An opponent of euthanasia believes Canada's statistics on the subject should send a strong message to the United States.
Canada's Supreme Court forced euthanasia on the country, and Parliament enacted a law to implement it. Alex Schadenberg of the Euthanasia Prevention Coalition says the law used imprecise language, so vague it could have varied interpretations. And the country is seeing that now.
"We've already seen the extension of what was deemed to be the spirit of the law, so we have already had a case here in Ontario where somebody who was not terminally ill has been permitted to have euthanasia," Schadenberg reports. "We've then seen also the pressure on Quebec, where Quebec came out with a report showing that 21 of their euthanasia deaths in their first year were outside of the law."
There was also underreporting in the last couple of years. The Coalition executive director has previously pointed to how when euthanasia was legalized in Europe, abuses began to occur, including the killings of people – because of mental problems, not terminal illnesses -- who did not request euthanasia. Some were killed just because they were lonely or depressed.

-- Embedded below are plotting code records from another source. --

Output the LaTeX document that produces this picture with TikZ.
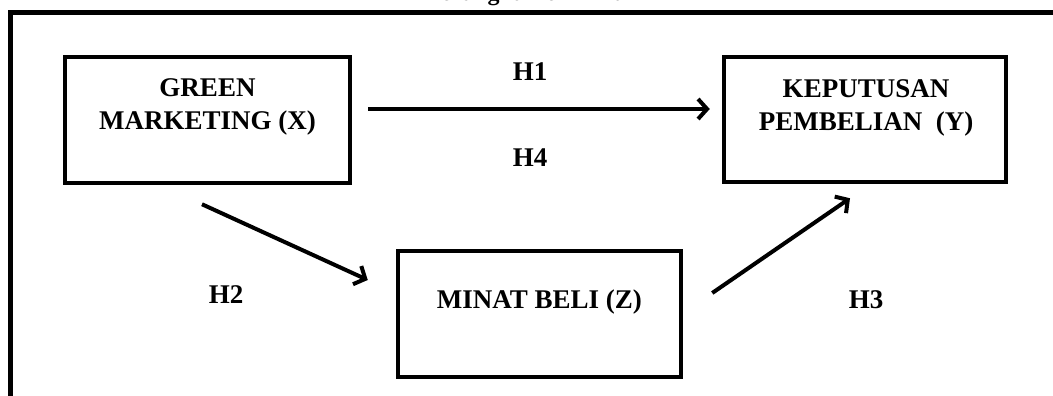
\documentclass[tikz,border=0pt]{standalone}
\usepackage{fontspec}
\setmainfont{Liberation Serif}
\usetikzlibrary{arrows.meta}
\begin{document}
\begin{tikzpicture}[x=1pt,y=-1pt,
  box/.style={draw=black,line width=4.5pt,rectangle,inner sep=0pt},
  lbl/.style={font=\fontsize{27}{33}\selectfont\bfseries,align=center,inner sep=0pt},
  hyp/.style={font=\fontsize{27}{33}\selectfont\bfseries,inner sep=0pt},
  arr/.style={line width=4pt,-{Straight Barb[length=9pt,width=20pt]}},
  frame/.style={line width=5pt,line join=miter},
]
\clip (0,0) rectangle (1053,396);
\fill[white] (0,0) rectangle (1053,396);

% caption line, cut off at the top edge
\node[font=\fontsize{24}{24}\selectfont\bfseries,anchor=base west,inner sep=0pt] (cap) at (422,0.5) {Kerangka Pemikiran};

% outer frame
\draw[frame] (10,410) -- (10,12.5) -- (1070,12.5);

% variables
\node[box,minimum width=285pt,minimum height=126pt] (X) at (207.5,120) {};
\node[box,minimum width=282pt,minimum height=125pt] (Y) at (865,119.5) {};
\node[box,minimum width=283pt,minimum height=126pt] (Z) at (539.5,314) {};

\node[lbl] (Xt) at (207.5,106.5) {GREEN\\MARKETING (X)};
\node[lbl] (Yt) at (866,107.5) {KEPUTUSAN\\PEMBELIAN\ \ (Y)};
\node[lbl] (Zt) at (539.5,302) {MINAT BELI (Z)};

% paths between variables
\draw[arr] ([shift={(16,-11)}]X.east) -- ([shift={(-12,-10.5)}]Y.west);
\draw[arr] ([shift={(-5.5,19)}]X.south) -- ([shift={(-28,-34)}]Z.west);
\draw[arr] ([shift={(29,-21)}]Z.east) -- ([shift={(-15,14)}]Y.south);

% hypothesis labels
\node[hyp] (h1) at (530,72) {H1};
\node[hyp] (h4) at (530,158) {H4};
\node[hyp] (h2) at (226,295) {H2};
\node[hyp] (h3) at (866,300) {H3};
\end{tikzpicture}
\end{document}
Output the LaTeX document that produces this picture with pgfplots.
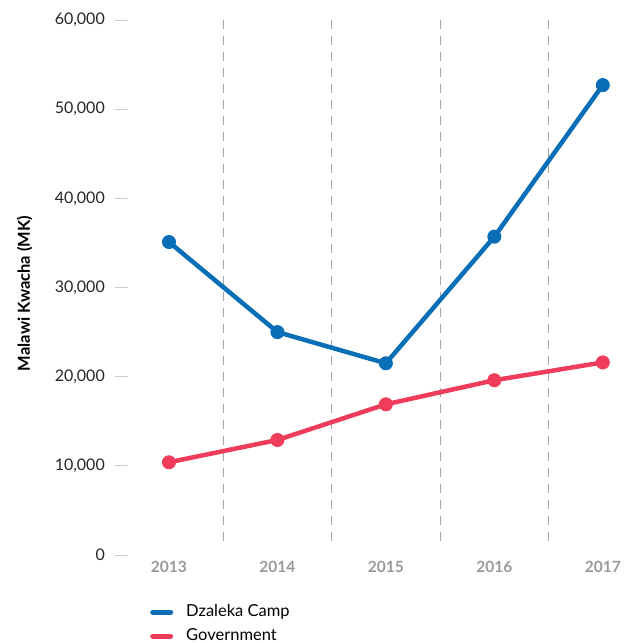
\documentclass[border=0pt]{standalone}
\usepackage{pgfplots}
\pgfplotsset{compat=1.18}
\usepackage{fontspec}
\setmainfont{Lato}
\definecolor{blueC}{RGB}{8,110,182}
\definecolor{redC}{RGB}{238,60,90}
\definecolor{tickgray}{RGB}{153,153,153}
\begin{document}
\begin{tikzpicture}
\path[use as bounding box] (-114.75pt,-88pt) rectangle (516.25pt,555pt);
\begin{axis}[
  at={(0pt,0pt)}, anchor=south west,
  scale only axis, width=516.25pt, height=535pt,
  xmin=-0.5, xmax=4.26, ymin=0, ymax=60000,
  clip=false,
  axis line style={draw=none},
  xtick={0,1,2,3,4},
  xticklabels={2013,2014,2015,2016,2017},
  xtick style={draw=none},
  xticklabel style={font=\fontsize{15.5}{18}\selectfont\bfseries, text=tickgray, anchor=north, inner sep=0pt, yshift=-6pt},
  ytick={0,10000,20000,30000,40000,50000,60000},
  ytick pos=left, ytick align=inside, major tick length=13pt,
  ytick style={draw=black!20, line width=0.9pt},
  scaled y ticks=false,
  yticklabel style={font=\fontsize{16}{19}\selectfont, text=black!85, anchor=east, inner sep=0pt, xshift=-9.75pt,
    /pgf/number format/assume math mode=true, /pgf/number format/1000 sep={,}},
  ylabel={Malawi Kwacha (MK)},
  ylabel style={font=\fontsize{16.5}{19}\selectfont\bfseries, at={(axis description cs:-0.1743,0.489)}, anchor=center},
  legend style={at={(axis description cs:0.0683,-0.0916)}, anchor=north west, draw=none, fill=none, inner sep=0pt,
    font=\fontsize{16.5}{19}\selectfont, row sep=8pt, column sep=13pt,
    nodes={inner sep=0pt, text height=12pt, text depth=4pt}},
  legend cell align=left,
  legend image code/.code={\draw[mark=none, line width=5pt, line cap=round] (2.5pt,0pt) -- (20.5pt,0pt);},
]
\pgfplotsinvokeforeach{0.5,1.5,2.5,3.5}{
  \draw[black!35, line width=0.9pt, dash pattern=on 9pt off 7pt] (axis cs:#1,60000) -- (axis cs:#1,1000);
}
\addplot[blueC, line width=4.5pt, mark=*, mark size=6.5pt, mark options={line width=1pt, fill=blueC}] coordinates {(0,35100)(1,25000)(2,21500)(3,35700)(4,52700)};
\addlegendentry{Dzaleka Camp}
\addplot[redC, line width=4.5pt, mark=*, mark size=6.5pt, mark options={line width=1pt, fill=redC}] coordinates {(0,10400)(1,12900)(2,16900)(3,19600)(4,21600)};
\addlegendentry{Government}
\end{axis}
\end{tikzpicture}
\end{document}
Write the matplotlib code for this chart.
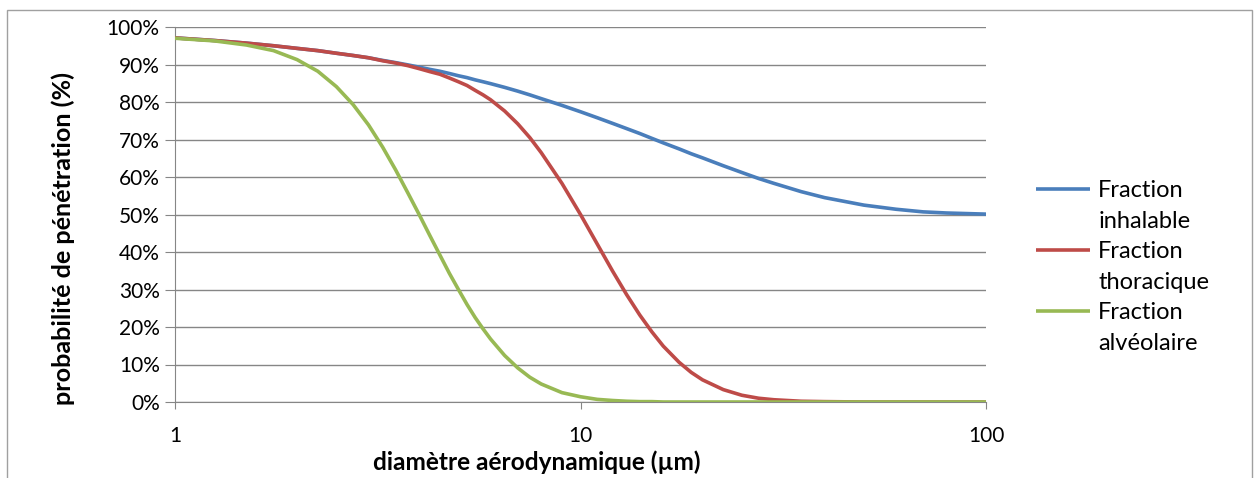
import matplotlib
matplotlib.use("Agg")
import matplotlib.pyplot as plt
import matplotlib.ticker as mticker
from matplotlib.legend_handler import HandlerLine2D
from matplotlib.patches import Rectangle

# diamètre aérodynamique (µm) and penetration probability (%)
diametre = [1, 1.25, 1.5, 1.75, 2, 2.25, 2.5, 2.75, 3, 3.25, 3.5, 3.75, 4, 4.25,
            4.5, 4.75, 5, 5.25, 5.5, 5.75, 6, 6.5, 7, 7.5, 8, 9, 10, 11, 12, 13,
            14, 15, 16, 17.5, 18.75, 20, 22.5, 25, 27.5, 30, 35, 40, 50, 60, 70,
            80, 100]
inhalable = [97.1, 96.4, 95.7, 95.0, 94.3, 93.7, 93.0, 92.4, 91.8, 91.1, 90.5,
             89.9, 89.3, 88.7, 88.2, 87.6, 87.0, 86.5, 85.9, 85.4, 84.9, 83.9,
             82.9, 81.9, 80.9, 79.1, 77.4, 75.8, 74.3, 72.9, 71.6, 70.3, 69.1,
             67.5, 66.2, 65.1, 63.0, 61.2, 59.6, 58.3, 56.1, 54.5, 52.5, 51.4,
             50.7, 50.4, 50.1]
thoracique = [97.1, 96.4, 95.7, 95.0, 94.3, 93.7, 93.0, 92.4, 91.8, 91.0, 90.4,
              89.7, 88.9, 88.1, 87.4, 86.4, 85.4, 84.4, 83.1, 81.9, 80.6, 77.6,
              74.2, 70.5, 66.5, 58.3, 50.0, 42.1, 34.9, 28.6, 23.2, 18.7, 14.9,
              10.6, 7.9, 5.9, 3.3, 1.8, 1.0, 0.6, 0.2, 0.1, 0.0, 0.0, 0.0, 0.0,
              0.0]
alveolaire = [97.0, 96.3, 95.2, 93.7, 91.3, 88.2, 84.1, 79.3, 73.9, 68.0, 61.9,
              55.8, 50.0, 44.4, 39.2, 34.3, 30.0, 26.0, 22.5, 19.5, 16.8, 12.4,
              9.1, 6.6, 4.8, 2.5, 1.4, 0.7, 0.4, 0.2, 0.1, 0.1, 0.0, 0.0, 0.0,
              0.0, 0.0, 0.0, 0.0, 0.0, 0.0, 0.0, 0.0, 0.0, 0.0, 0.0, 0.0]

series = [
    ("Fraction\ninhalable", inhalable, "#4A7EBB"),
    ("Fraction\nthoracique", thoracique, "#BE4B48"),
    ("Fraction\nalvéolaire", alveolaire, "#98B954"),
]

plt.rcParams["font.family"] = ["Lato", "DejaVu Sans"]
GRID = "#868686"
LEG_FS = 17


# legend line sits on the first line of a two-line label
class TopLineHandler(HandlerLine2D):
    def create_artists(self, legend, orig_handle, xdescent, ydescent,
                       width, height, fontsize, trans):
        artists = super().create_artists(legend, orig_handle, xdescent, ydescent,
                                         width, height, fontsize, trans)
        for a in artists:
            a.set_ydata([y + 0.72 * fontsize for y in a.get_ydata()])
        return artists


fig = plt.figure(figsize=(12.55, 4.78), dpi=100)
ax = fig.add_axes([175 / 1255, 1 - 402 / 478, (986 - 175) / 1255, (402 - 27) / 478])

for label, values, color in series:
    ax.plot(diametre, values, color=color, lw=2.6, label=label,
            solid_capstyle="butt", solid_joinstyle="round", zorder=3)

ax.set_xscale("log")
ax.set_xlim(1, 100)
ax.set_ylim(0, 100)
ax.set_yticks(range(0, 101, 10))
ax.yaxis.set_major_formatter(mticker.FuncFormatter(lambda v, p: "%d%%" % v))
ax.set_xticks([1, 10, 100])
ax.xaxis.set_major_formatter(mticker.FuncFormatter(lambda v, p: "%g" % v))
ax.xaxis.set_minor_locator(mticker.NullLocator())

ax.grid(axis="y", color=GRID, lw=1)
for pos in ["top", "right"]:
    ax.spines[pos].set_visible(False)
ax.spines["left"].set_color(GRID)
ax.spines["bottom"].set_color(GRID)
ax.tick_params(axis="y", length=7, color=GRID, labelsize=15, pad=4)
ax.tick_params(axis="x", length=5, color=GRID, labelsize=15, pad=12)

ax.set_ylabel("probabilité de pénétration (%)", fontsize=18.1, fontweight="bold")
ax.yaxis.set_label_coords(-0.123, 0.437)
ax.set_xlabel("diamètre aérodynamique (µm)", fontsize=17.6, fontweight="bold")
ax.xaxis.set_label_coords(0.446, -0.128)

leg = ax.legend(loc="center left", bbox_to_anchor=(1.035, 0.36), frameon=False,
                fontsize=LEG_FS, handlelength=2.3, handletextpad=0.35,
                labelspacing=0.37, handler_map={plt.Line2D: TopLineHandler()})
for t in leg.get_texts():
    t.set_multialignment("left")
    t.set_linespacing(1.6)

fig.patches.append(Rectangle((7 / 1255, -0.1), (1252 - 7) / 1255, 1.1 - 10 / 478,
                             transform=fig.transFigure, fill=False,
                             edgecolor="#a0a0a0", lw=1))

fig.savefig("out.png", dpi=100)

"We're seeing all this data out of Canada where, in fact, we're heading down the exact same direction," Schadenerg warns. "Expansion of euthanasia to children is the next pressure, psychological suffering alone -- these are all the pressure points going on in Canada for extending euthanasia, and yet we're only one year in."
The door is opening wider and wider as each week passes.
"For everybody in America, Canada has become the example of why you cannot legalize euthanasia or assisted suicide," the euthanasia prevention advocate concludes.